After the Presidential launch of National Action Plan and Declaration of a State of Emergency in WASH, 24 state governors signed the Partnership for Expanded Water, Sanitation and Hygiene (PEWASH) protocol, expressing interest to partner the Federal Government in WASH intervention in rural areas.

To support policies and strengthen the sanitation and hygiene in the country, sector actors and development partners have been working in communities, using the participatory learning approaches and community-led total sanitation principles to create behaviour change.

Part of such efforts is the Water Supply and Sanitation Collaborative Council (WSSCC), a global, multi-stakeholder membership and partnership organisation that works with poor people, organisations, governments and local entrepreneurs to improve sanitation and hygiene.

Established in 1990, its goal is to help achieve sustainable sanitation, hygiene and water supply for all people and comprises a wide range of individuals and organisations concerned with water supply and sanitation.

The Global Sanitation Fund (GSF) supported programme in Nigeria is called the Rural Sanitation and Hygiene Promotion in Nigeria (RUSHPIN).

An initiative of Nigeria’s Federal Ministry of Water Resources and the WSSCC.

This is the first donor initiative in Nigeria, developed and led by the government’s National Task Group on Sanitation (NTGS), the instrument for sector coordination, and represents a landmark transition from the traditional donor-recipient relationship of most development programmes.

The programme is transforming the health of over 1.2 million people in Cross River and Benue states, across six LGAs: Agatu, Gwer East, Gwer West, Gboko, Ado and Logo in Benue and Abi, Bekwarra, and Obanliku in Cross River.

It uses an approach called “Community-led Total Sanitation,” which empowers entire communities to collectively change their sanitation and hygiene behaviour, ensuring that every community member uses a toilet and practices good hygiene.

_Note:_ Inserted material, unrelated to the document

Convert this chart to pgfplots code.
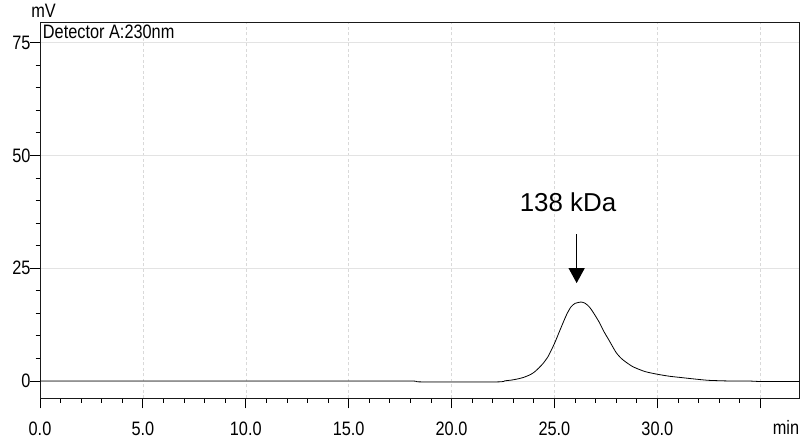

The RUSHPIN programme is the first in Nigeria to succeed in achieving Local Government Area (LGA)-wide Open Defecation Free (ODF) status – Obanliku LGA in Cross River.  It has further in the past five years achieved an additional four LGAs, all in Benue and Cross River states.  This programme has now contributed to Nigeria’s 25 per cent of about 3 million people who are now benefiting from improved sanitation and hygiene in the 15 Open Defecation Free LGAs of Nigeria.

WSSCC is closely supporting the Clean Nigeria – Use the Toilet Campaign and using the RUSHPIN programme as a replicable model to boost sanitation in Nigeria.

It is hoped that the RUSHPIN programme will serve as a model towards state-wide sanitation coverage that can be replicated in other states.

Benue on Nov. 11, 2019 launched the `Clean Benue’ project, while the state government declared an emergency in the water and sanitation sector.

In Osun, the first lady, Mrs Kafayat Oyetola, inaugurated the campaign on Nov. 22, 2019 to scale up sanitation and hygiene.

Experts believe that with commitment and political will more states would replicate the campaign that would go a long way to scale up access to sanitation and hygiene in the country.